Talk That Matters
From California to Wisconsin
University of Wisconsin, Parkside
California State University, Dominguez Hills
Created: December 1998
Latest update: December 17, 2009
We believe in unicorns. jeanne studied with Leo Buscaglia, long, long ago, when unicorns in institutes of higher learning were not yet on the endangered species list. (Reference: Living, Loving, and Learning by Leo Buscaglia)
Our latest addition, October 29, 2010:
Most of all, I'm so grateful for Leo Buscaglia's unicorns. Through all the insanity of growing older, lots older and retiring to our own respective corners, Pat and I retained our vision of the unicorns. The latest Susan, the youngest of us, sometimes envies the leisure we know have for exploring and playing with the unicorns we come across.
Talk That Matters, a portion of the Dear Habermas site that Susan and I are carving out for carrying out the mission of Dear Habermas for our local communities, and for a grass roots renewal of talk that matters, on the issues that concern us all, at all ages.
I've just started the process of developing this new community-based site as one that expects to be a teaching hub for the growth of many overlapping communities, all of which do their best to see that all our citizens, of all ages, inspire each other to stay on top of issues that matter to all of us. That teaching hub will probably mimic our moot court project in insisting that we understand the difference between fact and interpretataion of that fact, that we respect the Other, including unicorns when they appear.
I'll offer brief summaries and online references from:
- Jürgen Habermas on lifeworlds, the public sphere, and his belief in the importance of law for the stability and cohesion it offers the aim of equality for all.
- John Rawls on his moral and ethical search for a system of justice and equality for all, on his position, along with Habermas, that what we ought to do, rationally considered as though our decisions were to be acted on by every individual, matters more than our values that are too influenced by the context of our cultural and ideological socialization.
- Mikhail Bakhtin, who said that before he spoke he must wonder what the Other would answer. Answerability - deeper and more personal and ethical than accountability.
- Anthony Giddens, who said that the sociologist describes society so that we can understand the system and structure better, and thus live more satisfying lives. But as we put that knowledge to use, we change the system and structure. And so the sociologist must study the most recent states of society as we have changed it, so that he can describe the changes, we can understand the system and structure better, and thus live more satisfying lives. And in turn, as we apply that knowledge, we change society further. And in turn, the sociologist must continue to study the changes we have wrought. Lucky sociologist. He won't have to worry about out-sourcing.
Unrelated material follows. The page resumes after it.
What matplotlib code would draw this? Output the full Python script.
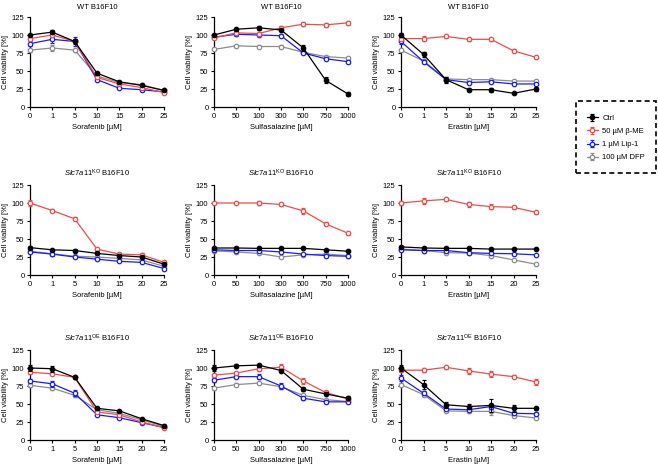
import matplotlib

matplotlib.use("Agg")

import matplotlib.pyplot as plt  # noqa: E402
from matplotlib.patches import Rectangle  # noqa: E402

plt.rcParams["font.family"] = ["Liberation Sans", "DejaVu Sans"]
plt.rcParams["mathtext.fontset"] = "custom"
plt.rcParams["mathtext.rm"] = "Liberation Sans"
plt.rcParams["mathtext.it"] = "Liberation Sans:italic"

# ---------------------------------------------------------------------------
# data
# ---------------------------------------------------------------------------
treatments = ["Ctrl", "50 µM β-ME", "1 µM Lip-1", "100 µM DFP"]
colors = ["#000000", "#f24a4a", "#1a1aff", "#8c8c8c"]

sorafenib_doses = ["0", "1", "5", "10", "15", "20", "25"]
sulfasalazine_doses = ["0", "50", "100", "300", "500", "750", "1000"]
erastin_doses = ["0", "1", "5", "10", "15", "20", "25"]

row_titles = [
    "WT B16F10",
    r"$\mathit{Slc7a11}^{\mathrm{KO}}$ B16F10",
    r"$\mathit{Slc7a11}^{\mathrm{OE}}$ B16F10",
]

# WT
wt_sorafenib = [
    [100, 104, 91, 47, 35, 30, 23],
    [95, 100, 91, 41, 32, 27, 20],
    [88, 94, 91, 38, 26, 24, 21],
    [79, 82, 79, 43, 34, 31, 23],
]
wt_sulfasalazine = [
    [100, 108, 110, 107, 82, 37, 18],
    [96, 103, 102, 110, 115, 114, 117],
    [97, 101, 100, 99, 75, 67, 63],
    [80, 85, 84, 84, 76, 70, 68],
]
wt_erastin = [
    [100, 73, 38, 24, 24, 19, 25],
    [95, 95, 98, 94, 94, 78, 69],
    [91, 63, 38, 34, 35, 32, 32],
    [79, 64, 39, 38, 38, 36, 36],
]
wt_sorafenib_err = [
    [2, 3, 3, 2, 1.5, 1.5, 1],
    [2, 2, 2, 2, 1.5, 1.5, 1],
    [3, 5, 6, 2, 1.5, 1.5, 1],
    [2, 4, 2, 2, 1.5, 1.5, 1],
]
wt_sulfasalazine_err = [
    [2, 2, 3, 2, 4, 4, 3],
    [2, 2, 2, 2, 3, 3, 3],
    [2, 2, 2, 2, 2, 2, 2],
    [1.5, 1.5, 1.5, 1.5, 1.5, 1.5, 1.5],
]
wt_erastin_err = [
    [3, 3, 4, 2, 3, 1.5, 3],
    [2, 3, 2, 2, 2, 2, 1.5],
    [3, 2, 2, 2, 2, 2, 2],
    [2, 2, 2, 1.5, 1.5, 1.5, 1.5],
]

# Slc7a11 KO
ko_sorafenib = [
    [38, 35, 34, 30, 27, 25, 15],
    [100, 89.5, 78, 36, 29, 28, 17.5],
    [32, 29, 25, 22, 19, 17.5, 9],
    [33, 29.5, 26, 25, 23, 21, 12],
]
ko_sulfasalazine = [
    [37.5, 37.5, 37, 37, 37, 35, 33],
    [100, 100, 100, 98, 89, 71, 58],
    [35, 34, 34, 32, 29, 27, 26],
    [33.5, 32, 30, 25, 28, 29, 27],
]
ko_erastin = [
    [39, 37.5, 37, 37, 36, 36, 36],
    [100, 103, 105, 98, 95, 94, 87],
    [35, 34, 34, 31, 30, 29.5, 28],
    [36, 34, 31, 30.5, 27, 21, 15],
]
ko_sorafenib_err = [
    [2, 1.5, 1.5, 1.5, 1.5, 1.5, 1.5],
    [4, 2, 2, 2, 2, 2, 2],
    [2, 2, 2, 1.5, 1.5, 1.5, 1.5],
    [1.5, 1.5, 1.5, 1.5, 1.5, 1.5, 1.5],
]
ko_sulfasalazine_err = [
    [1.5, 1.5, 1.5, 1.5, 1.5, 1.5, 1.5],
    [2, 2, 3, 2, 4, 2, 2],
    [2, 1.5, 1.5, 1.5, 1.5, 1.5, 1.5],
    [1.5, 1.5, 1.5, 1.5, 1.5, 1.5, 1.5],
]
ko_erastin_err = [
    [1.5, 1.5, 1.5, 2, 1.5, 1.5, 1.5],
    [3, 4, 2, 4, 4, 2, 2],
    [1.5, 1.5, 1.5, 1.5, 1.5, 1.5, 1.5],
    [1.5, 1.5, 1.5, 1.5, 1.5, 1.5, 1.5],
]

# Slc7a11 OE
oe_sorafenib = [
    [100, 99, 87, 44, 40.5, 29.5, 20],
    [94, 92, 87, 39, 35, 25, 17],
    [82, 78, 65, 35, 31, 24, 17.5],
    [76, 72, 62, 42, 37, 28, 19],
]
oe_sulfasalazine = [
    [100, 103, 104, 96.5, 70.5, 64, 58],
    [90, 93, 99, 101, 82, 66, 57],
    [83, 88, 88, 75, 58, 53, 53],
    [72, 77, 79, 74, 62, 56, 53.5],
]
oe_erastin = [
    [100, 77, 49, 46.5, 48, 44, 44],
    [97, 97, 101, 96, 91.5, 88, 80.5],
    [86, 65, 43, 42, 46.5, 37, 36.5],
    [77, 63, 40.5, 39.7, 39.7, 34, 30.5],
]
oe_sorafenib_err = [
    [4, 4, 2, 2, 1.5, 1.5, 1.5],
    [2, 2, 2, 2, 1.5, 1.5, 1.5],
    [3, 4, 4, 2, 1.5, 1.5, 1.5],
    [2, 2, 2, 1.5, 1.5, 1.5, 1.5],
]
oe_sulfasalazine_err = [
    [4, 2, 2, 2, 3, 2, 3],
    [2, 2, 3, 5, 4, 2, 2],
    [3, 2, 3, 4, 2, 2, 2],
    [2, 1.5, 1.5, 1.5, 1.5, 1.5, 1.5],
]
oe_erastin_err = [
    [4, 6, 4, 4, 9, 5, 2],
    [2, 3, 2, 4, 4, 2, 4],
    [4, 3, 2, 2, 3, 2, 2],
    [2, 2, 2, 2, 5, 2, 2],
]

panels = [
    [(wt_sorafenib, wt_sorafenib_err, sorafenib_doses, "Sorafenib [µM]"),
     (wt_sulfasalazine, wt_sulfasalazine_err, sulfasalazine_doses, "Sulfasalazine [µM]"),
     (wt_erastin, wt_erastin_err, erastin_doses, "Erastin [µM]")],
    [(ko_sorafenib, ko_sorafenib_err, sorafenib_doses, "Sorafenib [µM]"),
     (ko_sulfasalazine, ko_sulfasalazine_err, sulfasalazine_doses, "Sulfasalazine [µM]"),
     (ko_erastin, ko_erastin_err, erastin_doses, "Erastin [µM]")],
    [(oe_sorafenib, oe_sorafenib_err, sorafenib_doses, "Sorafenib [µM]"),
     (oe_sulfasalazine, oe_sulfasalazine_err, sulfasalazine_doses, "Sulfasalazine [µM]"),
     (oe_erastin, oe_erastin_err, erastin_doses, "Erastin [µM]")],
]

# ---------------------------------------------------------------------------
# layout
# ---------------------------------------------------------------------------
W, H = 658, 465
fig = plt.figure(figsize=(W / 100, H / 100), dpi=100)

col_px = [(30, 164), (214, 348), (401, 536)]
row_px = [(17, 107), (185, 275), (350, 440)]

handles = []
for r, row in enumerate(panels):
    for c, (series, errs, doses, xlabel) in enumerate(row):
        x0, x1 = col_px[c]
        y0, y1 = row_px[r]
        ax = fig.add_axes([x0 / W, 1 - y1 / H, (x1 - x0) / W, (y1 - y0) / H])
        xs = list(range(len(doses)))
        for i, (vals, err) in enumerate(zip(series, errs)):
            filled = i == 0
            h = ax.errorbar(
                xs, vals, yerr=err, color=colors[i], lw=0.9,
                marker="o", ms=3.2, mew=0.9,
                mfc=colors[i] if filled else "white", mec=colors[i],
                capsize=1.5, elinewidth=0.7, capthick=0.7,
                clip_on=False, zorder=3 + (3 - i), label=treatments[i],
            )
            if r == 0 and c == 0:
                handles.append(h)
        ax.set_xlim(0, len(doses) - 1)
        ax.set_ylim(0, 125)
        ax.set_yticks([0, 25, 50, 75, 100, 125])
        ax.set_xticks(xs)
        ax.set_xticklabels(doses)
        ax.tick_params(labelsize=5.5, length=2.5, width=0.8, pad=1.5)
        for s in ("top", "right"):
            ax.spines[s].set_visible(False)
        for s in ("left", "bottom"):
            ax.spines[s].set_linewidth(0.9)
        ax.set_ylabel("Cell viability [%]", fontsize=5.5, labelpad=2)
        ax.set_xlabel(xlabel, fontsize=5.5, labelpad=3)
        ax.set_title(row_titles[r], fontsize=5.5, pad=6)

# legend inside a dashed box
fig.patches.append(Rectangle(
    (576 / W, 1 - 173 / H), 80 / W, 72 / H, transform=fig.transFigure,
    fill=False, edgecolor="black", linewidth=1.2, linestyle=(0, (3, 2)),
))
fig.legend(
    handles, treatments, loc="center",
    bbox_to_anchor=(616 / W, 1 - 138 / H), fontsize=5.5,
    frameon=False, borderpad=0.2, handlelength=1.4,
    handletextpad=0.6, labelspacing=0.75,
)

fig.savefig("out.png", dpi=100)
- Jonathan Lear, on his study of Freud's Wolf Man, who struggled to discover the rational reason for which he attacked Freud. Bit him, I think. Lear suggests that much of what we do is not rational, but something we simply do. The context, the juxtaposition of events, long forgotten events sometimes converge in random behaviors, not all of which grow out of complex thinking. Such certainty that everything I do is reasoned and justified by knowable evidence that leads to "the arrogance of knowingness." The Wolf Man Story
- Leo Buscaglia, on unicorns and their importance to our world.
- Maria Pia Lara, on illocutionary discourse, conversation aimed at just trying to know and understand the other, and through creative stories about our experiences coming to see new possibilities for changing what we see as "fair" and "moral" and supportive of democracy in a world of diversity. Maybe another way to say this is "trying to get your head around what the Other is thinking and/or trying to express, joining the Other by using your own skills and cultural understanding to help both you and the Other get your heads around stories and ideas that might help to change some of the possibilities we see for exclusion, inclusion, fairness and real democracy.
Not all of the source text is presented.